I’ve got a list of books that isn’t so much To Be Read as At-Some-Point-In-My-Life-This-Looked-Terribly-Interesting-And-I’ll-Make-A-Note-Of-It-And-Read-It-One-Day. Many of these never get read and drift to the oblivion of the depths of the list. The Savage Girl by Alex Shakar is one that I rescued just before it floated off into obscurity. I’d noted it about ten years ago, when the book was already ten years old.

Here’s the review I published. I wasn’t too savage, but it wasn’t an easy book to read:

---------------------------------------------------------------------------

The Savage Girl

 

Without giving away too much, the subject of cryogenics features in “The Savage Girl”, and I felt rather as if I’d defrosted something frozen in time, or opened a time capsule as I read this novel. It was written at the turn of the 21st century, certainly pre-social media and Web 2.0 which makes it oddly quaint in places. 

 

The novel is a satire on marketing, trend-forecasting and the consumer society. Not the sort of book I normally read for leisure, but I’ve worked in advertising and marketing more years than I care to mention, so thought I’d give it a go.

 

I found the novel quite difficult to get into. Because of its age, a lot of what may have seemed futuristic at the time of writing seems a bit - so what, or what the? - today. One character sits looking at an array of giant computer screens, pulling out patterns. Well, today we have ChatGPT and tomorrow who knows? The characters are by-and-large grotesques - not human enough for you to care about any of them, yet not outrageous enough to be amusing. Sometimes, it all seemed a bit pretentious and just too clever for its own good.

 

Having said that, there were some excellent ideas along the way. The story forsees lots of stuff going on today - the metaverse and virtualism, shifting truths and echo chamber bubbles. I did cringe at some of the passages evoking those ghastly bullsh*tty brainstormings and insight sessions that I’ve participated in. And the concept of “Paradessence” - paradoxical essence or “two opposing desires that a product satisfies simultaneously” (such as stimulation and relaxation) - is spot on. “The job of a marketer is to cultivate this schismatic core, this broken soul, at the center of every product.”

 

The question of whether we are heading for the “Light Age” - the optimistic view - or the “Lite Age” was also interesting once I finally got the distinction.

 

All-in-all, thought-provoking in places, but wish I’d read this novel when it (and I) were 20 years younger.  

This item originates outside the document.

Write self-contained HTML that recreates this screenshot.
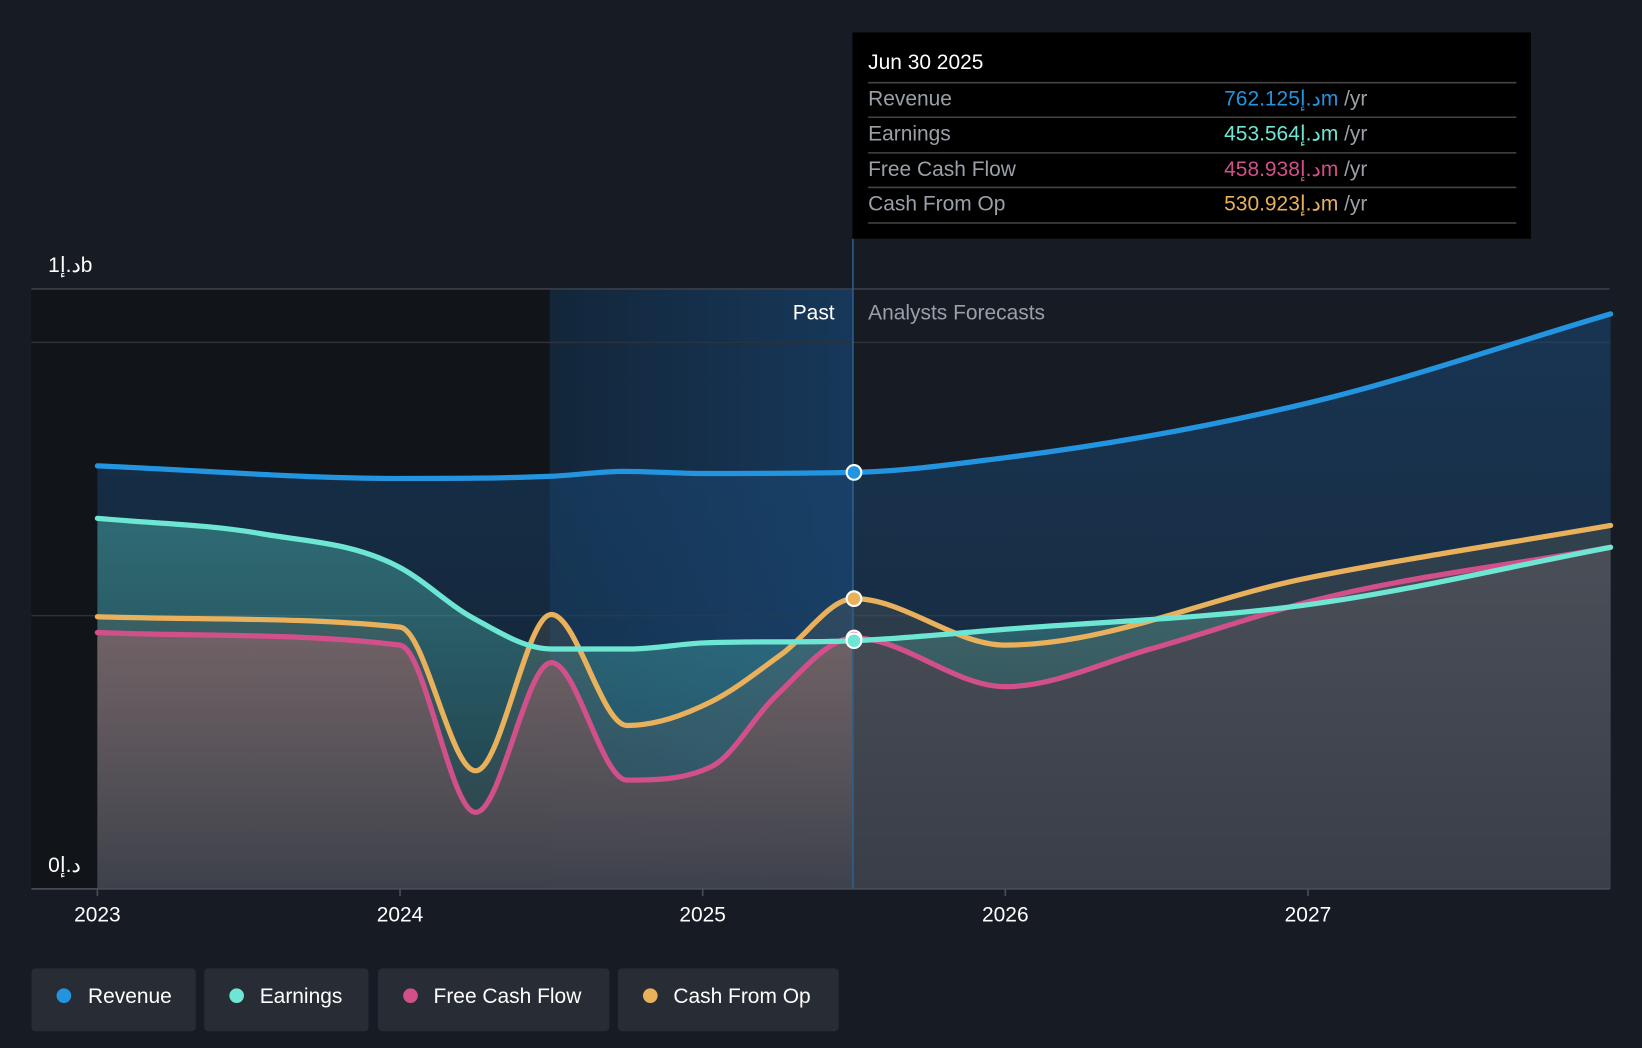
<!DOCTYPE html>
<html><head><meta charset="utf-8"><style>
html,body{margin:0;padding:0;background:#161b24;width:1642px;height:1048px;overflow:hidden}
svg{display:block;font-family:"Liberation Sans","Noto Sans CJK SC",sans-serif}
</style></head><body>
<svg id="chart" width="1642" height="1048" viewBox="0 0 1568 1001" preserveAspectRatio="none">
<defs>
<linearGradient id="pastg" x1="0" x2="1" y1="0" y2="0"><stop offset="0" stop-color="#13263a"/><stop offset="1" stop-color="#17385a"/></linearGradient>
<linearGradient id="revg" x1="0" x2="0" y1="0" y2="1"><stop offset="0" stop-color="#1a4a78" stop-opacity="0.55"/><stop offset="1" stop-color="#1a4a78" stop-opacity="0.25"/></linearGradient>
<linearGradient id="earng" x1="0" x2="0" y1="0" y2="1"><stop offset="0" stop-color="#4fb8b0" stop-opacity="0.45"/><stop offset="1" stop-color="#4fb8b0" stop-opacity="0.15"/></linearGradient>
<linearGradient id="cfog" x1="0" x2="0" y1="0" y2="1"><stop offset="0" stop-color="#6a6a5a" stop-opacity="0.3"/><stop offset="1" stop-color="#555" stop-opacity="0.2"/></linearGradient>
<linearGradient id="fcfg" x1="0" x2="0" y1="0" y2="1"><stop offset="0" stop-color="#4a4d56" stop-opacity="0.95"/><stop offset="1" stop-color="#3a3e48" stop-opacity="0.95"/></linearGradient>
<linearGradient id="fcfpast" x1="0" x2="0" y1="0" y2="1"><stop offset="0" stop-color="#8a7070" stop-opacity="0.8"/><stop offset="1" stop-color="#8a7070" stop-opacity="0.05"/></linearGradient>
<clipPath id="pastclip"><rect x="0" y="0" width="814" height="1001"/></clipPath>
</defs>
<rect x="30" y="276" width="495" height="573" fill="#111418"/>
<rect x="525" y="276" width="289" height="573" fill="url(#pastg)"/>
<g id="grid"></g>
<g id="areas"></g>
<g id="lines"></g>
<line x1="814.5" x2="814.5" y1="228" y2="849" stroke="#2e5f8c" stroke-width="1.5"/>
<line x1="30" x2="1537" y1="849" y2="849" stroke="#4a4f58" stroke-width="1.5"/>
<text x="46" y="260" fill="#fff" font-size="20">1د.إb</text>
<text x="46" y="833" fill="#fff" font-size="20">0د.إ</text>
<text x="797" y="305" fill="#fff" font-size="20" text-anchor="end">Past</text>
<text x="829" y="305" fill="#9aa0a8" font-size="20">Analysts Forecasts</text>
<g id="xticks"></g>
<g id="dots"></g>
<g>
<rect x="814" y="31" width="648" height="197" fill="#000"/>
<text x="829" y="66" fill="#fff" font-size="20">Jun 30 2025</text>
<g stroke="#444" stroke-width="1.5"><line x1="829" x2="1448" y1="79" y2="79"/><line x1="829" x2="1448" y1="112" y2="112"/><line x1="829" x2="1448" y1="146" y2="146"/><line x1="829" x2="1448" y1="179" y2="179"/><line x1="829" x2="1448" y1="213" y2="213"/></g>
<g font-size="20" fill="#9aa0a8"><text x="829" y="101">Revenue</text><text x="829" y="134">Earnings</text><text x="829" y="168">Free Cash Flow</text><text x="829" y="201">Cash From Op</text></g>
<g font-size="20"><text x="1169" y="101"><tspan fill="#2394df">762.125د.إm</tspan><tspan fill="#9aa0a8"> /yr</tspan></text>
<text x="1169" y="134"><tspan fill="#6ee6d4">453.564د.إm</tspan><tspan fill="#9aa0a8"> /yr</tspan></text>
<text x="1169" y="168"><tspan fill="#d2508a">458.938د.إm</tspan><tspan fill="#9aa0a8"> /yr</tspan></text>
<text x="1169" y="201"><tspan fill="#e9b15c">530.923د.إm</tspan><tspan fill="#9aa0a8"> /yr</tspan></text></g>
</g>
<g font-size="20" fill="#fff">
<g><rect x="30" y="925" width="157" height="60" rx="4" fill="#272c35"/><circle cx="61" cy="951" r="7" fill="#2394df"/><text x="84" y="958">Revenue</text></g>
<g><rect x="195" y="925" width="157" height="60" rx="4" fill="#272c35"/><circle cx="226" cy="951" r="7" fill="#6ee6d4"/><text x="248" y="958">Earnings</text></g>
<g><rect x="361" y="925" width="221" height="60" rx="4" fill="#272c35"/><circle cx="392" cy="951" r="7" fill="#d2508a"/><text x="414" y="958">Free Cash Flow</text></g>
<g><rect x="590" y="925" width="211" height="60" rx="4" fill="#272c35"/><circle cx="621" cy="951" r="7" fill="#e9b15c"/><text x="643" y="958">Cash From Op</text></g>
</g>
</svg>
<script>
const revT=[2023,2024,2024.5,2024.74,2025,2025.5,2026,2027,2028];
const revV=[774,751,755,764,760,762,789,889,1052];
const earnT=[2023,2023.54,2024,2024.24,2024.5,2024.76,2025,2025.5,2026,2027,2028];
const earnV=[678,650,588,496,439,439,450,454,475,520,625];
const fcfT=[2023,2024,2024.25,2024.5,2024.75,2025.03,2025.24,2025.5,2026,2026.48,2027,2028];
const fcfV=[469,446,140,414,199,224,352,459,370,439,525,625];
const cfoT=[2023,2024,2024.25,2024.5,2024.75,2025.03,2025.26,2025.5,2026,2027,2028];
const cfoV=[498,479,216,502,299,343,429,531,446,569,665];
const gridVals=[0,500,1000];
const xTicks=[2023,2024,2025,2026,2027];
const pastEnd=2025.5;
const NS='http://www.w3.org/2000/svg';
const X=t=>93+(t-2023)*289;
const Y=v=>849-v*0.522;
function pts(T,V){return T.map((t,i)=>[X(t),Y(V[i])]);}
function path(p){const n=p.length;const s=[],m=[];
for(let i=0;i<n-1;i++)s.push((p[i+1][1]-p[i][1])/(p[i+1][0]-p[i][0]));
for(let i=0;i<n;i++){if(i===0)m.push(s[0]);else if(i===n-1)m.push(s[n-2]);else{const a=s[i-1],b=s[i];
if(a*b<=0)m.push(0);else{const h0=p[i][0]-p[i-1][0],h1=p[i+1][0]-p[i][0];m.push((a*h1+b*h0)/(h0+h1));
const lim=3*Math.min(Math.abs(a),Math.abs(b));if(Math.abs(m[i])>lim)m[i]=Math.sign(m[i])*lim;}}}
let d='M'+p[0][0]+','+p[0][1];
for(let i=0;i<n-1;i++){const h=(p[i+1][0]-p[i][0])/3;
d+=` C${p[i][0]+h},${p[i][1]+m[i]*h} ${p[i+1][0]-h},${p[i+1][1]-m[i+1]*h} ${p[i+1][0]},${p[i+1][1]}`;}return d;}
function mk(tag,attrs,parent){const e=document.createElementNS(NS,tag);for(const k in attrs)e.setAttribute(k,attrs[k]);document.getElementById(parent).appendChild(e);return e;}
gridVals.forEach(v=>{const l=mk('line',{x1:30,x2:1537,y1:Y(v),y2:Y(v),stroke:'#2c313a','stroke-width':1.5},'grid');

});
const topLine=mk('line',{x1:30,x2:1537,y1:276,y2:276,stroke:'#3a3f48','stroke-width':1.5},'grid');


const series=[['revenue',revT,revV,'#2394df','url(#revg)'],['earnings',earnT,earnV,'#6ee6d4','url(#earng)'],['cash-from-op',cfoT,cfoV,'#e9b15c','url(#cfog)'],['free-cash-flow',fcfT,fcfV,'#d2508a','url(#fcfg)']];
series.forEach(s=>{const p=pts(s[1],s[2]);const d=path(p);
const closed=d+` L${p[p.length-1][0]},${Y(0)} L${p[0][0]},${Y(0)} Z`;
const a=mk('path',{d:closed,fill:s[4]},'areas');


if(s[0]==='free-cash-flow'){const b=mk('path',{d:closed,fill:'url(#fcfpast)','clip-path':'url(#pastclip)'},'areas');

}});
series.slice().reverse().forEach(s=>{const p=pts(s[1],s[2]);
const l=mk('path',{d:path(p),fill:'none',stroke:s[3],'stroke-width':5,'stroke-linecap':'round'},'lines');


const i=s[1].indexOf(pastEnd);
const c=mk('circle',{cx:X(pastEnd),cy:Y(s[2][i]),r:7,fill:s[3],stroke:'#fff','stroke-width':2},'dots');

});
xTicks.forEach(t=>{const l=mk('line',{x1:X(t),x2:X(t),y1:849,y2:856,stroke:'#4a4f58','stroke-width':1.5},'xticks');


const tx=mk('text',{x:X(t),y:880,fill:'#fff','font-size':20,'text-anchor':'middle'},'xticks');tx.textContent=t;

});
</script>
</body></html>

----------------------------------------------------------------------------------------


Theres a long lecture by one of the obnoxious characters in the book, which examines Ernest Dichters The Strategy of Desire, Soviet propaganda and American marketing, and the development of irony and now - post-irony. All interesting ideas, which are commented on in this review and interview with the author. 


The “Paradessence” idea is one I’ve banged on about frequently in this blog - and I liked the examples in the book:


Coffee - stimulation and relaxation

Air travel - sanistised adventure, exoticism and familiarity

Ice cream - eroticism and innocence


And while one character refers to this as “a schismatic core/broken soul”, his less cynical colleague expresses it as the “magic” - the sneakers that enable you not just to grip the earth and stay grounded, but to soar into the air and your dreams, too.


I wonder how much money has been made over the years from touting the paradox-resolution brand essence idea around, dressed up with a clever-clogs name and a fancy model?